For most people the mention of authentic craft cider will probably lead to visions of Somerset and the West Country, so our project’s concentration on Welsh producers of craft cider posed some interesting questions. Contrary to some initial expectations, Emma-Jayne Abbots’s research has found that the Welsh-ness of the product is not that important to how craft producers view their cider as authentic. Rather, the emphasis has been on techniques and scales of production, on non-synthetic ingredients, on the time and effort put into making the cider, and above all the character and integrity of the producer. So, while a food or drink might be quite strongly associated with a particular regional identity, this doesn’t mean it can’t carry strong symbolic meanings of authenticity outside of that region.

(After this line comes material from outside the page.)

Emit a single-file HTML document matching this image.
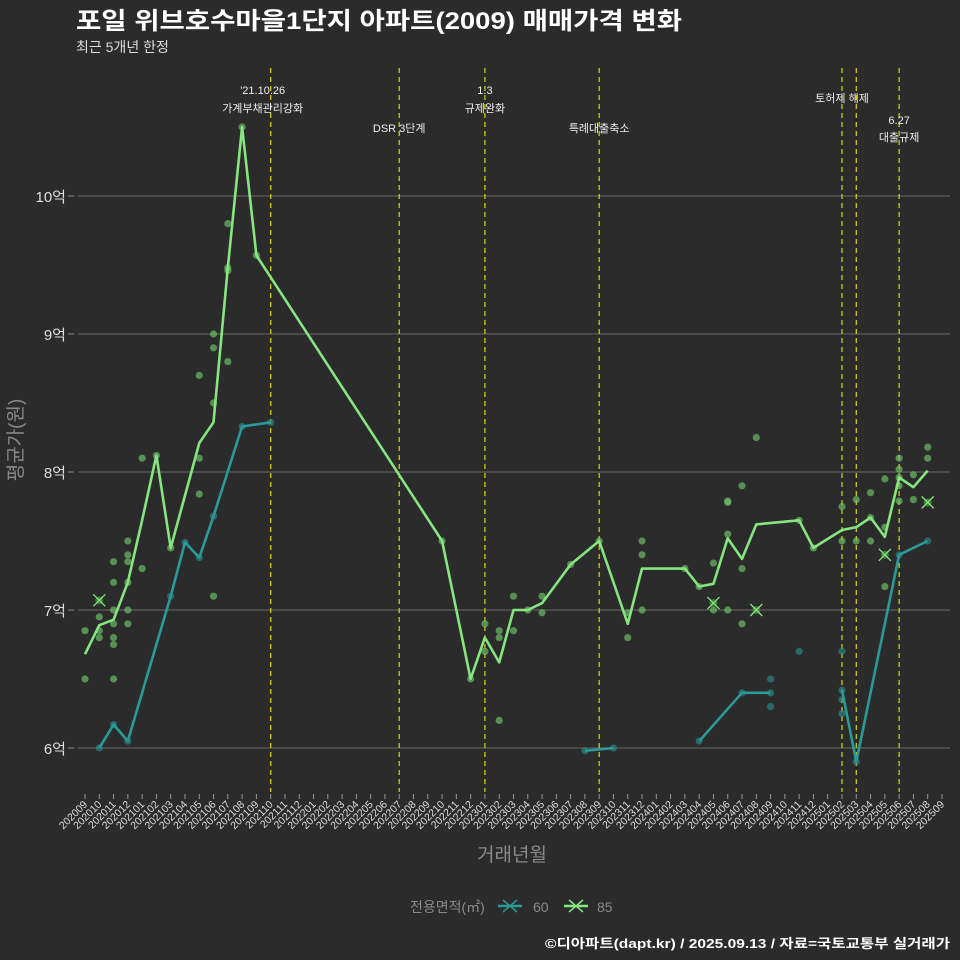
<!DOCTYPE html>
<html><head><meta charset="utf-8"><style>
html,body{margin:0;padding:0;background:#2b2b2b;}
svg{display:block;font-family:"Liberation Sans","Noto Sans CJK KR",sans-serif;}
</style></head><body>
<svg id="chart" width="960" height="960" viewBox="0 0 960 960" xmlns="http://www.w3.org/2000/svg">
<rect x="0" y="0" width="960" height="960" fill="#2b2b2b"/>
<text x="76" y="29" fill="#ffffff" font-size="24" font-weight="bold" textLength="606" lengthAdjust="spacingAndGlyphs">포일 위브호수마을1단지 아파트(2009) 매매가격 변화</text>
<text x="76" y="52" fill="#dddddd" font-size="14">최근 5개년 한정</text>
<g id="grid"></g>
<g id="events"></g>
<g id="series"></g>
<g id="xaxis"></g>
<text x="0" y="0" transform="translate(22,440) rotate(-90)" text-anchor="middle" fill="#8a8a8a" font-size="19">평균가(원)</text>
<text x="512" y="861" text-anchor="middle" fill="#8a8a8a" font-size="19">거래년월</text>
<g>
<text x="410" y="912" fill="#8a8a8a" font-size="14">전용면적(㎡)</text>
<g>
<line x1="498" y1="906" x2="522" y2="906" stroke="#2a9a98" stroke-width="2.5"/>
<path d="M503 900 L517 912 M517 900 L503 912" stroke="#2a9a98" stroke-width="1.5"/>
<text x="533" y="912" fill="#8a8a8a" font-size="14">60</text></g>
<g>
<line x1="564" y1="906" x2="588" y2="906" stroke="#86e57f" stroke-width="2.5"/>
<path d="M569 900 L583 912 M583 900 L569 912" stroke="#86e57f" stroke-width="1.5"/>
<text x="597" y="912" fill="#8a8a8a" font-size="14">85</text></g>
</g>
<text x="950" y="948" text-anchor="end" fill="#ffffff" font-size="13" font-weight="bold" textLength="405" lengthAdjust="spacingAndGlyphs">©디아파트(dapt.kr) / 2025.09.13 / 자료=국토교통부 실거래가</text>
</svg>
<script>
const months=["202009","202010","202011","202012","202101","202102","202103","202104","202105","202106","202107","202108","202109","202110","202111","202112","202201","202202","202203","202204","202205","202206","202207","202208","202209","202210","202211","202212","202301","202302","202303","202304","202305","202306","202307","202308","202309","202310","202311","202312","202401","202402","202403","202404","202405","202406","202407","202408","202409","202410","202411","202412","202501","202502","202503","202504","202505","202506","202507","202508","202509"];
const yTicks=[6,7,8,9,10];
const yTickLabels=["6억","7억","8억","9억","10억"];
// line series: [monthIndex, value(억)], null = break
const line85=[[0,6.68],[1,6.89],[2,6.93],[3,7.2],[4,7.65],[5,8.12],[6,7.45],[7,7.83],[8,8.21],[9,8.36],[10,9.48],[11,10.5],[12,9.57],[25,7.5],[27,6.5],[28,6.8],[29,6.62],[30,7.0],[31,7.0],[32,7.05],[34,7.33],[36,7.5],[38,6.9],[39,7.3],[42,7.3],[43,7.17],[44,7.19],[45,7.52],[46,7.37],[47,7.62],[50,7.65],[51,7.45],[53,7.58],[54,7.6],[55,7.67],[56,7.53],[57,7.96],[58,7.89],[59,8.01]];
const line60=[[1,6.0],[2,6.17],[3,6.05],[6,7.1],[7,7.49],[8,7.38],[9,7.68],[11,8.33],[13,8.36],null,[35,5.98],[37,6.0],null,[43,6.05],[46,6.4],[48,6.4],null,[53,6.42],[54,5.9],[57,7.4],[59,7.5]];
const pts85=[[0,6.85],[0,6.5],[1,6.95],[1,6.85],[1,6.8],[2,7.35],[2,7.2],[2,7.0],[2,6.9],[2,6.8],[2,6.75],[2,6.5],[3,7.5],[3,7.4],[3,7.35],[3,7.2],[3,7.0],[3,6.9],[4,8.1],[4,7.3],[5,8.12],[6,7.45],[8,8.1],[8,7.84],[8,8.7],[9,7.1],[9,9.0],[9,8.9],[9,8.5],[10,9.8],[10,9.48],[10,9.46],[10,8.8],[11,10.5],[12,9.57],[25,7.5],[27,6.5],[28,6.9],[28,6.7],[29,6.85],[29,6.8],[29,6.2],[30,7.1],[30,6.85],[31,7.0],[32,7.1],[32,6.98],[34,7.33],[36,7.5],[38,6.98],[38,6.8],[39,7.5],[39,7.4],[39,7.0],[42,7.3],[43,7.17],[44,7.34],[44,7.0],[45,7.79],[45,7.78],[45,7.55],[45,7.0],[46,7.9],[46,7.3],[46,6.9],[47,8.25],[50,7.65],[51,7.45],[53,7.75],[53,7.5],[54,7.8],[54,7.5],[55,7.85],[55,7.67],[55,7.5],[56,7.95],[56,7.6],[56,7.17],[57,8.1],[57,8.02],[57,7.96],[57,7.9],[57,7.79],[58,7.98],[58,7.8],[59,8.18],[59,8.1]];
const pts60=[[1,6.0],[2,6.17],[3,6.05],[6,7.1],[7,7.49],[8,7.38],[9,7.68],[11,8.33],[13,8.36],[35,5.98],[37,6.0],[43,6.05],[46,6.4],[48,6.4],[48,6.5],[48,6.3],[50,6.7],[53,6.7],[53,6.42],[53,6.35],[53,6.25],[54,5.9],[57,7.4],[59,7.5]];
const xMarks85=[[1,7.07],[44,7.05],[47,7.0],[56,7.4],[59,7.78]];
const eventMonths=[13,22,28,36,53,54,57];
const eventLabels=[["'21.10.26","가계부채관리강화"],["DSR 3단계"],["1.3","규제완화"],["특례대출축소"],["토허제 해제"],[],["6.27","대출규제"]];
const eventLabelY=[[94,112],[132],[94,112],[132],[102],[],[124,141]];

const NS="http://www.w3.org/2000/svg";
const X0=85,XS=14.283,Y6=748,YS=138;
function xs(m){return X0+XS*m;}
function ys(v){return Y6-(v-6)*YS;}
function mk(tag,attrs,parent){const e=document.createElementNS(NS,tag);for(const k in attrs)e.setAttribute(k,attrs[k]);parent.appendChild(e);return e;}
const grid=document.getElementById('grid');
yTicks.forEach((t,i)=>{
  const l=mk('line',{x1:78,x2:950,y1:ys(t),y2:ys(t),stroke:'#6a6a6a','stroke-width':1},grid);
  
  
  const tk=mk('line',{x1:68,x2:74,y1:ys(t),y2:ys(t),stroke:'#888'},grid);
  
  
  const tx=mk('text',{x:66,y:ys(t)+6,'text-anchor':'end',fill:'#dddddd','font-size':15},grid);
  tx.textContent=yTickLabels[i];
  
  
});
const ev=document.getElementById('events');
eventMonths.forEach((m,i)=>{
  const l=mk('line',{x1:xs(m),x2:xs(m),y1:68,y2:792,stroke:'#d8d800','stroke-width':1.2,'stroke-dasharray':'5,4'},ev);
  
  
  eventLabels[i].forEach((s,j)=>{
    const t=mk('text',{x:xs(m)-(i==0?8:0),y:eventLabelY[i][j],'text-anchor':'middle',fill:'#eeeeee','font-size':11},ev);
    t.textContent=s;
    
    
  });
});
const ser=document.getElementById('series');
function drawLine(data,color,name){
  let d='',pen=false;
  data.forEach(p=>{if(!p){pen=false;return;}d+=(pen?'L':'M')+xs(p[0]).toFixed(1)+' '+ys(p[1]).toFixed(1)+' ';pen=true;});
  const e=mk('path',{d:d,fill:'none',stroke:color,'stroke-width':2.6,'stroke-linejoin':'round'},ser);
  
  
}
function drawPts(data,color,name){
  data.forEach(p=>{
    const c=mk('circle',{cx:xs(p[0]),cy:ys(p[1]),r:3.6,fill:color,'fill-opacity':0.65},ser);
    
    
  });
}
drawPts(pts85,'#6fc46a','point-85');
drawPts(pts60,'#2a8a8a','point-60');
drawLine(line60,'#2a9a98','line-60');
drawLine(line85,'#86e57f','line-85');
xMarks85.forEach(p=>{
  const x=xs(p[0]),y=ys(p[1]);
  const c=mk('circle',{cx:x,cy:y,r:4,fill:'#3f7a3c'},ser);
  
  
  const g=mk('path',{d:`M${x-6} ${y-6}L${x+6} ${y+6}M${x+6} ${y-6}L${x-6} ${y+6}`,stroke:'#86e57f','stroke-width':1.3,fill:'none'},ser);
  
  
});
const xa=document.getElementById('xaxis');
months.forEach((m,i)=>{
  const x=xs(i);
  const tk=mk('line',{x1:x,x2:x,y1:794,y2:799,stroke:'#999'},xa);
  
  
  const t=mk('text',{x:0,y:0,transform:`translate(${x+3},${805}) rotate(-45)`,'text-anchor':'end',fill:'#dddddd','font-size':10.5},xa);
  t.textContent=m;
  
  
});
</script>
</body></html>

This is even more evident when we consider cider production in far-flung reaches of the globe. I have recently been reading Alcohol in Latin America: A Social and Cultural History (University of Arizona Press, 2014), edited by Gretchen Pierce and Áurea Toxqui, and its final chapter by Anton Daughters is a fascinating discussion of cider and local solidarity in a rural part of southern Chile, just to the north of Patagonia. Known as chicha de manzana[1] in this region, cider has been produced there since at least the 17th century, after the Spanish colonists introduced apples to the local agriculture.
Daughters’s chapter argues that cider production became embedded in reciprocal labour relationships that characterised the Indigenous societies of the Chiloé region and continued to operate as they intermarried with Spanish colonists during the 16th and 17th centuries. In these reciprocal arrangements, households, each typically with their own small-holding, would offer their assistance to their neighbours for agricultural and other tasks that were beyond the capability of individual families to achieve. One of these tasks was the annual collection of the apple harvest and the pressing of the apples, known as the maja de manzana. These were organised as festive occasions, with the helping families being provided with food and drinks by the host family. Interestingly, Daughters outlines how the collective, reciprocal work arrangements are now relatively uncommon because of the inroads of neoliberal economic changes meaning that not many families rely solely on small-holdings any longer. However, the maja de manzana does continue and although this is sometimes more a ceremonial than a practical affair—organised, for instance, by town councils instead of families—it remains an important expression of community solidarity and identity. It is striking how the cider pressing is the one communal task—of many—that has been singled out for preservation in this way. This raises the question once again, which I have pondered previously, of the similarities and differences between foods in general and alcoholic drinks in particular in discussions of their authenticity and symbolic value. Perhaps the intoxicating nature of alcohol drinks gives them special importance to occasions defined by communal sociability and festivity like the maja de manzana.
I have written a review of Alcohol in Latin America, which will be published by the journal Food and History shortly.